## Goal of the exercise
Below this line is a listing that includes pictures. Copy exactly, and only, the lines from the one containing "Rebuild this chart as a component, using" through the one containing "const yTicks = [0, 20, 40, 60, 80, 100];"; the pictures do not go in the copy.

## Records for the task
* begin *

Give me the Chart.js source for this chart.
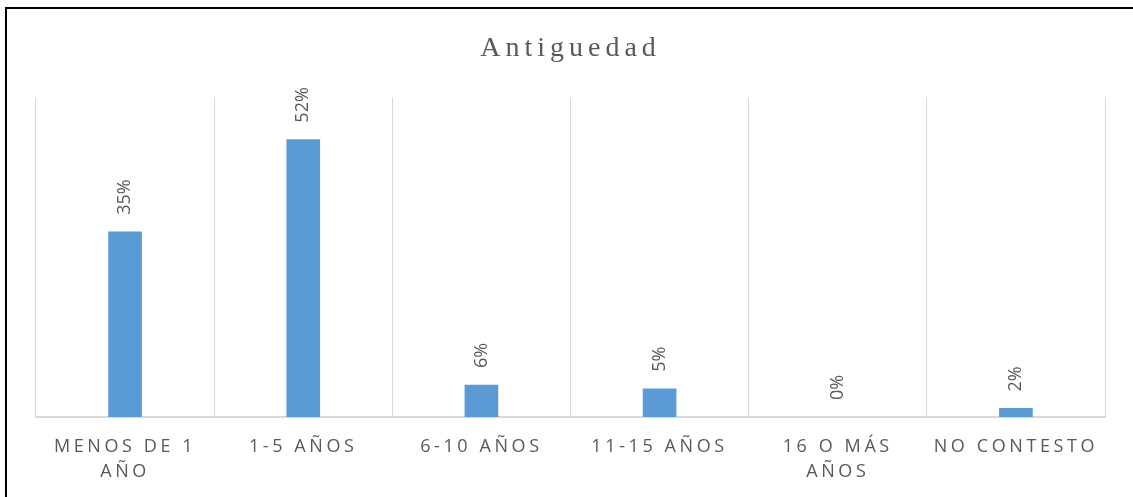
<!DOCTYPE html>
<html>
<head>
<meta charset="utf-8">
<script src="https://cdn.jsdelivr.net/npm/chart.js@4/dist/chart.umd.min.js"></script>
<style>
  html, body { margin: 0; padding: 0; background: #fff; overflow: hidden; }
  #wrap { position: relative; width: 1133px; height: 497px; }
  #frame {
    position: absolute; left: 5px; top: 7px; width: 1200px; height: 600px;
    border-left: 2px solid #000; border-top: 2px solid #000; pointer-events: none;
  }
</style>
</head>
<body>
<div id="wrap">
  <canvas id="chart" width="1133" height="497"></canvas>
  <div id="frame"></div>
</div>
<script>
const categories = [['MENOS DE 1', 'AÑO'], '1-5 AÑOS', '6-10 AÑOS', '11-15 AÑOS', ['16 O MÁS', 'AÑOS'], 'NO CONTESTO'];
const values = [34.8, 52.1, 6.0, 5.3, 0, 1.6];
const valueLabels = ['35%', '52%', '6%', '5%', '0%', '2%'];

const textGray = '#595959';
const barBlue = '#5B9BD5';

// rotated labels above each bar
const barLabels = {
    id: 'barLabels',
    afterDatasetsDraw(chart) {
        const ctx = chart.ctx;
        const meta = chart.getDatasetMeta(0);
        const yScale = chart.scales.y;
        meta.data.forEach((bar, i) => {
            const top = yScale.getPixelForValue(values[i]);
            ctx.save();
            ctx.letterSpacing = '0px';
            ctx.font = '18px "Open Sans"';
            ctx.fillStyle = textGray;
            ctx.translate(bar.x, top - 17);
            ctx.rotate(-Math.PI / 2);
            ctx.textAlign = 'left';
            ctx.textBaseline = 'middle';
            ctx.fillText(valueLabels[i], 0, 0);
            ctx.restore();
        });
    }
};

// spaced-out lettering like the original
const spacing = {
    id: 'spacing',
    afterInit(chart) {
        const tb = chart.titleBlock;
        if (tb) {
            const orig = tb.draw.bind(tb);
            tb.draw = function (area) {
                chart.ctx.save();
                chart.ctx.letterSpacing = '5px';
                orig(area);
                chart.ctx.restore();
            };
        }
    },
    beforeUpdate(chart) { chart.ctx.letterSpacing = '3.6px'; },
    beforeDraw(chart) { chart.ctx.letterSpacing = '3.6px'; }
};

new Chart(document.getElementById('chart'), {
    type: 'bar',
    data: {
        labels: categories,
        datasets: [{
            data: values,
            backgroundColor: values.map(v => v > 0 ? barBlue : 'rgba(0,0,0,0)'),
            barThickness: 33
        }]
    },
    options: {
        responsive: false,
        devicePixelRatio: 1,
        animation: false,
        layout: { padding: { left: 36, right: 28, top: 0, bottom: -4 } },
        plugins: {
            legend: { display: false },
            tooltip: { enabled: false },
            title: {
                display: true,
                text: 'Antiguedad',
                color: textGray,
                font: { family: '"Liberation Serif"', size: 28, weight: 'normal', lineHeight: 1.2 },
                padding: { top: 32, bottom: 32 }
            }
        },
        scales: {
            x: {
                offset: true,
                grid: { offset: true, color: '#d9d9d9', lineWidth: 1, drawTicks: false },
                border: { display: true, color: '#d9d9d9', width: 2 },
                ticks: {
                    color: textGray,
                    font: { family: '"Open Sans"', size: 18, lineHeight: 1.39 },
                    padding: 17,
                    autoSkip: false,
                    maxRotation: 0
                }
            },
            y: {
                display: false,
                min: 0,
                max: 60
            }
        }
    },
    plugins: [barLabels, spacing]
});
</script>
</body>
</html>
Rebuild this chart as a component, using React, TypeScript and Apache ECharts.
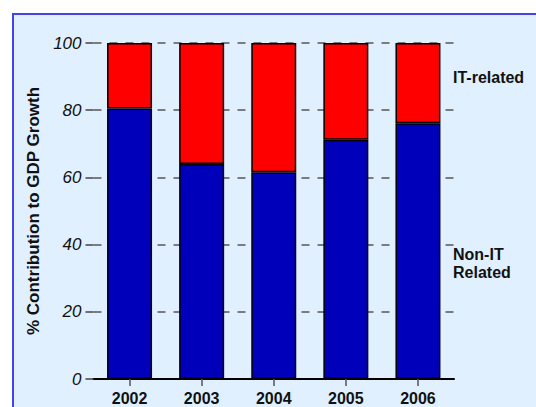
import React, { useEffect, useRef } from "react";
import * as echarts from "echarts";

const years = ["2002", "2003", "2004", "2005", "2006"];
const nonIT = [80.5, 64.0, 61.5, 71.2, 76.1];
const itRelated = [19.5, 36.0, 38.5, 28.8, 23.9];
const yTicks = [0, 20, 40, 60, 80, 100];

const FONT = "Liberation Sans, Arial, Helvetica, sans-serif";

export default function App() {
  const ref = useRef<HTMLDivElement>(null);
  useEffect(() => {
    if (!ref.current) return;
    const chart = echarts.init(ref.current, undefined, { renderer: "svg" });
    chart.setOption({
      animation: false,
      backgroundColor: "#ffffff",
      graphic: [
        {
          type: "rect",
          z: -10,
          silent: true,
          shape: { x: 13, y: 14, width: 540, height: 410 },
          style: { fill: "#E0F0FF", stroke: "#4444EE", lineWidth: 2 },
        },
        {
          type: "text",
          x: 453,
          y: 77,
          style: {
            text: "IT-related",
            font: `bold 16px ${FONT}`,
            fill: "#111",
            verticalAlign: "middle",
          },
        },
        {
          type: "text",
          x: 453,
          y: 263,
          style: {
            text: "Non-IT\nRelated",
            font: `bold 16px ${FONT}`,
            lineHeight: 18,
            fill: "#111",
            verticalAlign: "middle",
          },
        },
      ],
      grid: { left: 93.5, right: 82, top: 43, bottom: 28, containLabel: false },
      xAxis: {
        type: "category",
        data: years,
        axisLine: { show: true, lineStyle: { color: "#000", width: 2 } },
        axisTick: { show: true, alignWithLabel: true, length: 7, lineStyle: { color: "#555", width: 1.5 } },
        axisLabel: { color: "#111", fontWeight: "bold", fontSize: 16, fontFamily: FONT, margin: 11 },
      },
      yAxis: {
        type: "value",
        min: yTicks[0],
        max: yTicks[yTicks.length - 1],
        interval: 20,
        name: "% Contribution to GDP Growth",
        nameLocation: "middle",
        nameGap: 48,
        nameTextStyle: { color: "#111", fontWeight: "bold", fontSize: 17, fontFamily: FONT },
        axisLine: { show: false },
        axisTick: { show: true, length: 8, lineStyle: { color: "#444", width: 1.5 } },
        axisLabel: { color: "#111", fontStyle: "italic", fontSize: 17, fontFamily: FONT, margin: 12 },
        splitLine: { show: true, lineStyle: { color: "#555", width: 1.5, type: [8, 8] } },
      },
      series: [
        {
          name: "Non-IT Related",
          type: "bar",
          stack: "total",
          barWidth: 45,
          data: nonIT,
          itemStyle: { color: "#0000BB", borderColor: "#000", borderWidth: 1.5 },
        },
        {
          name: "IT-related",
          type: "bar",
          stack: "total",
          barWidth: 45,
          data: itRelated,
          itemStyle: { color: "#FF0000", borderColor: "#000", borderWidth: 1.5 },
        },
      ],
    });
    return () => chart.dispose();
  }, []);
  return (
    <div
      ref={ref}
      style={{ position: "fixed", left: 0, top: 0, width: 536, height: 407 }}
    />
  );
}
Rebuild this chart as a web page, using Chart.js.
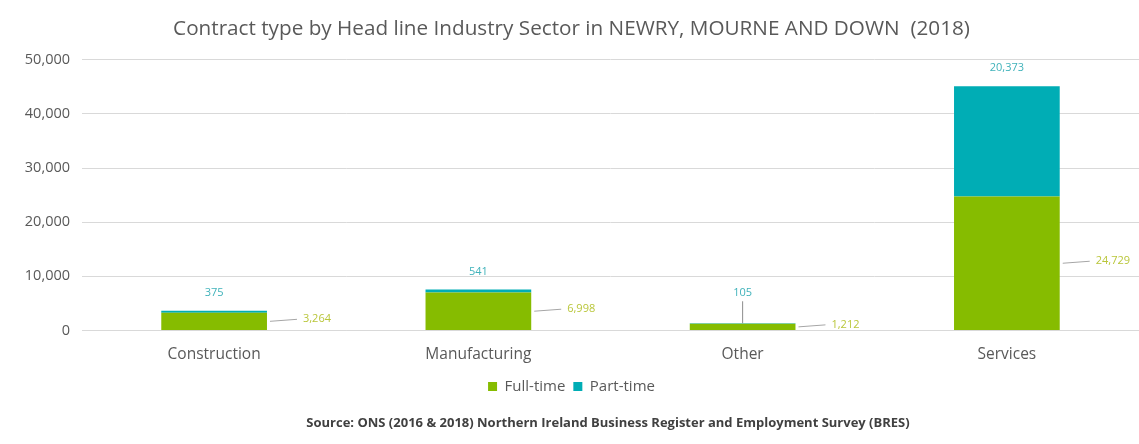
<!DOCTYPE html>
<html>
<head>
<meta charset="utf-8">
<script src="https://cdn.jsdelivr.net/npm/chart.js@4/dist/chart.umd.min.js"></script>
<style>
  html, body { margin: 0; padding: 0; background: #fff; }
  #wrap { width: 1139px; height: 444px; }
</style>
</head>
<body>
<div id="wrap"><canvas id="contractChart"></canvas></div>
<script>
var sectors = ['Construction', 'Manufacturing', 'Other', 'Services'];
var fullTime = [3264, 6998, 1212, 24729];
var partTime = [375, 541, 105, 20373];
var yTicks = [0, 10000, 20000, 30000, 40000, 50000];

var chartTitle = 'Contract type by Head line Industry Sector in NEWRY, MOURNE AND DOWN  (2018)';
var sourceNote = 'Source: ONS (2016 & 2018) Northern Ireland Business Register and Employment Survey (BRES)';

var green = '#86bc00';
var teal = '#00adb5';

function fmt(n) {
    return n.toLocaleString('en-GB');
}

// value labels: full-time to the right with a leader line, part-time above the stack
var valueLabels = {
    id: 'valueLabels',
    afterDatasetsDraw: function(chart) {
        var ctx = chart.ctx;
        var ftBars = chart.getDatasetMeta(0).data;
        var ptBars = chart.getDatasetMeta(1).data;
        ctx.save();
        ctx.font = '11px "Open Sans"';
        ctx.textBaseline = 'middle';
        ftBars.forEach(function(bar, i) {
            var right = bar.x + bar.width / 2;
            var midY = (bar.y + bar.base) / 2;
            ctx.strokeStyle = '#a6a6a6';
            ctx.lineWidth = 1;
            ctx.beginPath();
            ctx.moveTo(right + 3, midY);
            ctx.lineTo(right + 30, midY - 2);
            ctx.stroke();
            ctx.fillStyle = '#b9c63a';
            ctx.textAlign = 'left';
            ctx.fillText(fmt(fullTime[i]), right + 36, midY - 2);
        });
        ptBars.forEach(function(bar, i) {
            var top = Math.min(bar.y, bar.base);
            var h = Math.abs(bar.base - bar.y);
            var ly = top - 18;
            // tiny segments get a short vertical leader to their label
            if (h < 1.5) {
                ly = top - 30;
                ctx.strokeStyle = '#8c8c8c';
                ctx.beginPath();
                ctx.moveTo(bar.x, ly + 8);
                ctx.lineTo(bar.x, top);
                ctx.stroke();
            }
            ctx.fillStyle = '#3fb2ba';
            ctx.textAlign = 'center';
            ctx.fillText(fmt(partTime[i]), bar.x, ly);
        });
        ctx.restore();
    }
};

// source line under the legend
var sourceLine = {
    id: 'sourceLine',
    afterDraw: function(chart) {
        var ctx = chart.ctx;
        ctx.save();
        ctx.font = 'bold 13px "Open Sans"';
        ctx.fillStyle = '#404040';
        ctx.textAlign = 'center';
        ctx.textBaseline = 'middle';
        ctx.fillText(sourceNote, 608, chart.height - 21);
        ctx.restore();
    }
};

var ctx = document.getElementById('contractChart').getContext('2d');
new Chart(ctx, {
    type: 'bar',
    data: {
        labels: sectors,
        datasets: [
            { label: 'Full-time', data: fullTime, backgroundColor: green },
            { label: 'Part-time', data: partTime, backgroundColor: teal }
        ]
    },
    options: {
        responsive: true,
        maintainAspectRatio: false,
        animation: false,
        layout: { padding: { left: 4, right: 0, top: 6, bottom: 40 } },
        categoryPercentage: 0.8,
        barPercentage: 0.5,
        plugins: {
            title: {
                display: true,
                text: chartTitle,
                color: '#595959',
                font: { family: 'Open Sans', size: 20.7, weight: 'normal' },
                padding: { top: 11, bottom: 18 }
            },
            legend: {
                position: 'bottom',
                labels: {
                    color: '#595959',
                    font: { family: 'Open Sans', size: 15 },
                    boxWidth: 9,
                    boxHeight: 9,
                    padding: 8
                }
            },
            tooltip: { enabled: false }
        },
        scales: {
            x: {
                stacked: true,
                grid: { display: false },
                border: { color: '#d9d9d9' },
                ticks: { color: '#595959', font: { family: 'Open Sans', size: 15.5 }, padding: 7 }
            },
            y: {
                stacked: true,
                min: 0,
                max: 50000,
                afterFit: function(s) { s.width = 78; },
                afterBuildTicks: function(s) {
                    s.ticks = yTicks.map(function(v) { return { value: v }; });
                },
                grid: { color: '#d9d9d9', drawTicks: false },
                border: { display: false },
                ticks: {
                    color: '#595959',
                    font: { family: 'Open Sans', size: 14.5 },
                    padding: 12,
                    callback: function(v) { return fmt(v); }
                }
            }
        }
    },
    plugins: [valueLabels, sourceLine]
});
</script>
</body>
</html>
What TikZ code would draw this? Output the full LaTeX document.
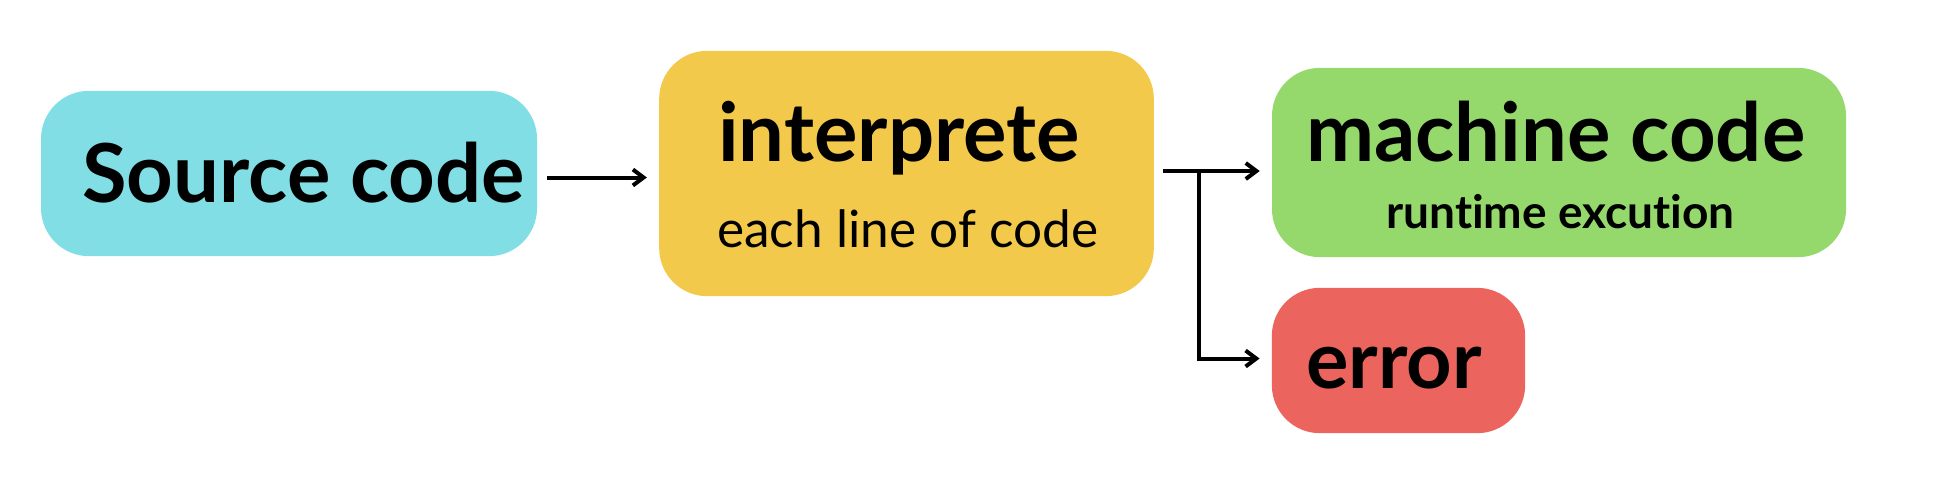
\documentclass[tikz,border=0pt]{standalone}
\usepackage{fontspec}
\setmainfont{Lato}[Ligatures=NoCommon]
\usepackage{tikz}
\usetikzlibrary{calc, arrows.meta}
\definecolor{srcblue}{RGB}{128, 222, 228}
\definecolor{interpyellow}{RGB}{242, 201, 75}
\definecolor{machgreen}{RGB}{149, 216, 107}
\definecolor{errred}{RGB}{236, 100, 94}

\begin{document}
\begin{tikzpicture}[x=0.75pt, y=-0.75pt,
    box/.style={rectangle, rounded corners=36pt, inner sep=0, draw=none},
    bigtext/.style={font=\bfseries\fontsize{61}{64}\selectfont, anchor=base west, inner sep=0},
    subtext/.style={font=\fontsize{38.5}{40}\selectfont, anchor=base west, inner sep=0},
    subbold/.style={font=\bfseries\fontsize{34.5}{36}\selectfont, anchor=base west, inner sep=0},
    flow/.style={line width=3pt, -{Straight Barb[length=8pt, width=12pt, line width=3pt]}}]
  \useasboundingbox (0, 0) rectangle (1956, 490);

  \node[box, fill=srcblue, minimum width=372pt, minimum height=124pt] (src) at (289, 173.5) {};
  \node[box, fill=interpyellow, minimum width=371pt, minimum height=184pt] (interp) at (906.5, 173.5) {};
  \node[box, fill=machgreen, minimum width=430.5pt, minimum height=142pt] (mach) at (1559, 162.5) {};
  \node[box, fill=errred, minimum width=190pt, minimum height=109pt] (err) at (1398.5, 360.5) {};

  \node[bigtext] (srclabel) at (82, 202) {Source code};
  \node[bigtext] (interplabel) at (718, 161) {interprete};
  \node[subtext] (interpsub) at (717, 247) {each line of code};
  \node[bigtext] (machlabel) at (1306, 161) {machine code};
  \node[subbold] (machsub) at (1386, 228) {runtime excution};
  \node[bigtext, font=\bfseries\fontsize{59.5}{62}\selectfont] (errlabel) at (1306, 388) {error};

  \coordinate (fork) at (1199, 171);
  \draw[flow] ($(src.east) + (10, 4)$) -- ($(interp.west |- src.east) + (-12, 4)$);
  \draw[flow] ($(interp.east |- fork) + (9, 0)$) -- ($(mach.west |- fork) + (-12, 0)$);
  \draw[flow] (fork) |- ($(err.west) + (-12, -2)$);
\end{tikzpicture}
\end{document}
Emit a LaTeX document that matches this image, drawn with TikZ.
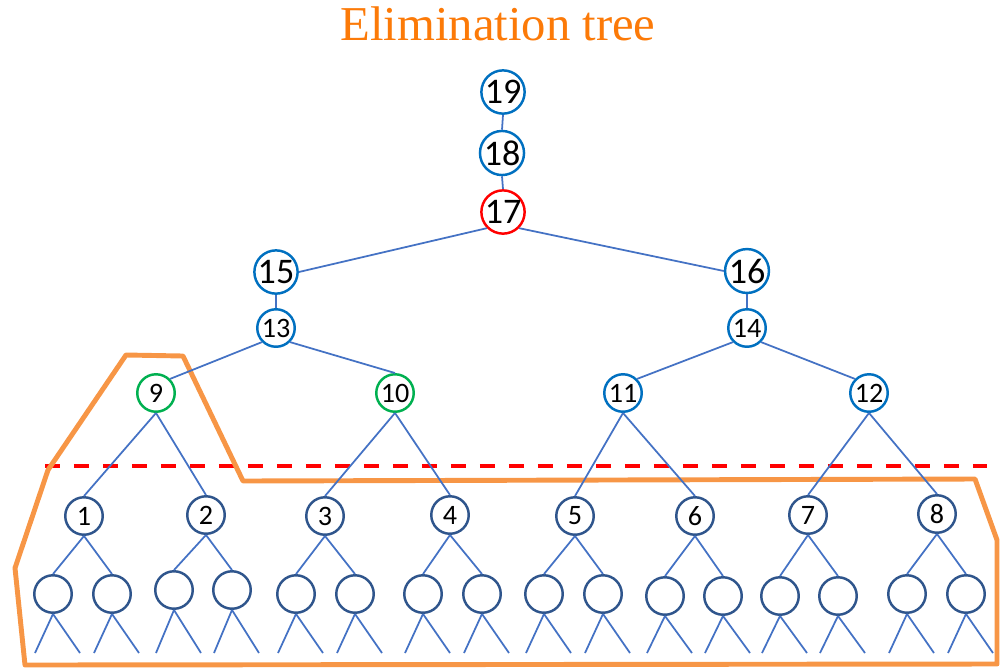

* end *

## Task solution
Rebuild this chart as a component, using React, TypeScript and Apache ECharts.
import React, { useEffect, useRef } from "react";
import * as echarts from "echarts";

const years = ["2002", "2003", "2004", "2005", "2006"];
const nonIT = [80.5, 64.0, 61.5, 71.2, 76.1];
const itRelated = [19.5, 36.0, 38.5, 28.8, 23.9];
const yTicks = [0, 20, 40, 60, 80, 100];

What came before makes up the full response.